Families with critically ill children who relied on Medicaid-paid health providers were stranded in some cases. A father in Lake Worth was forced to cut back his contractor work to remain home and care for his son when payments stopped. A mother in Ocala said the company that helped care for her 15-year-old disabled son temporarily shut down because of the payment problems.
“We had to find caregivers for him,” said AnnMarie Sossong of Ocala, whose son has a neuro-immune condition and profound autism. “You can’t do anything else. You can’t go to work, you can’t go to school, you can’t even make a phone call because you’ve got this kid with such high needs,” she said.

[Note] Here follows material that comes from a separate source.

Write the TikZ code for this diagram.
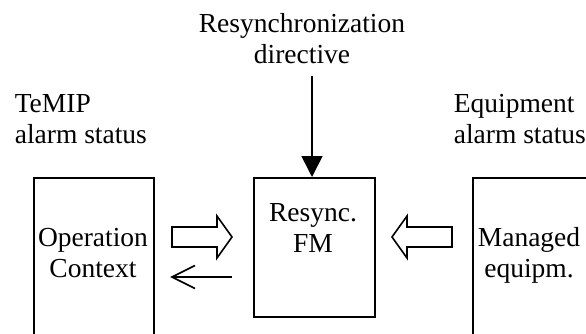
\documentclass[tikz,border=0pt]{standalone}
\usepackage{fontspec}
\setmainfont{Liberation Serif}
\usetikzlibrary{arrows.meta}
\begin{document}
\begin{tikzpicture}[x=1pt,y=-1pt,line width=1.6pt,
  lbl/.style={inner sep=0pt,font=\fontsize{27.5}{31}\selectfont,align=center,anchor=base},
  lbll/.style={lbl,align=left,anchor=base west},
  box/.style={draw,line width=1.6pt,inner sep=0pt,anchor=north west},
  fat/.style={draw,line width=1.6pt,line join=miter}]
\useasboundingbox (0,0) rectangle (586,333);
% boxes
\node[box,minimum width=120pt,minimum height=250pt] (oc) at (33,177) {};
\node[box,minimum width=121pt,minimum height=139pt] (fm) at (253,177) {};
\node[box,minimum width=200pt,minimum height=250pt] (me) at (472,177) {};
% labels (anchor base = baseline of last line)
\node[lbl] (resdir) at (302,63) {Resynchronization\\directive};
\node[lbll] (temip) at (14,143) {TeMIP\\alarm status};
\node[lbll] (equip) at (453,143) {Equipment\\alarm status};
\node[lbl] (octxt) at (93,277) {Operation\\Context};
\node[lbl] (fmtxt) at (313,252) {Resync.\\FM};
\node[lbl] (metxt) at (529,277) {Managed\\equipm.};
% vertical arrow
\coordinate (dtop) at (312,76);
\draw[-{Triangle[length=21pt,width=21pt]}] (dtop) -- (fm.north -| dtop);
% fat arrow right
\draw[fat] (172,227) -- (217,227) -- (217,216) -- (232,237) -- (217,258) -- (217,247) -- (172,247) -- cycle;
% fat arrow left
\draw[fat] (452,227) -- (407,227) -- (407,216) -- (392,237) -- (407,258) -- (407,247) -- (452,247) -- cycle;
% thin arrow left
\coordinate (ts) at (232,277);
\coordinate (te) at (172,277);
\draw (ts) -- (te);
\draw (195,265.5) -- (te) -- (195,288.5);
\end{tikzpicture}
\end{document}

Payment problems panicked more families, especially as unpaid bills for nursing care and other home health services began stacking up over months with no quick resolution in sight.
Executives at Sunshine State Health Plan Inc. of Tampa, Florida’s largest Medicaid payment vendor, said the payment glitches stemmed from the company’s merger on Oct. 1 with the second-largest payment vendor, WellCare of Florida Inc. Combined, Sunshine and Wellcare have multi -year contracts worth $31.6 billion from the state’s Agency for Health Care Administration, according to figures from the state’s chief financial officer.
It was among the most serious technology meltdowns — affecting one of the most vulnerable populations — under the administration of Gov. Ron DeSantis since unemployment claims overwhelmed Florida’s Department of Economic Opportunity early in the pandemic.
“Nobody responded to all these cries for help,” said Lavette Gulley, owner of Serenity Companion Service Inc., which cared for Sossong’s son. She temporarily closed her company due to unpaid invoices, stranding families that relied on the services she provided. ” Some of these kids I’ve been with six, seven years, and I never had to call those parents and say, ‘Hey, I’ve got to stop service because I’m not getting paid.'”
Dan Miller of Lake Worth is a single father of a 17-year-old son with autism and an electrical contractor. His son’s provider, Blessing Hands Services Inc. of nearby Palm Springs, stopped the family’s services after it went unpaid for months, forcing him to take time from work to care for his son full-time. He said he was at risk financially of losing his family’s home.
“I have jobs right now that I’m in fear of losing because I can’t get to them and can’t get them finished fast enough,” he said. “It’s very bad for me right now financially.”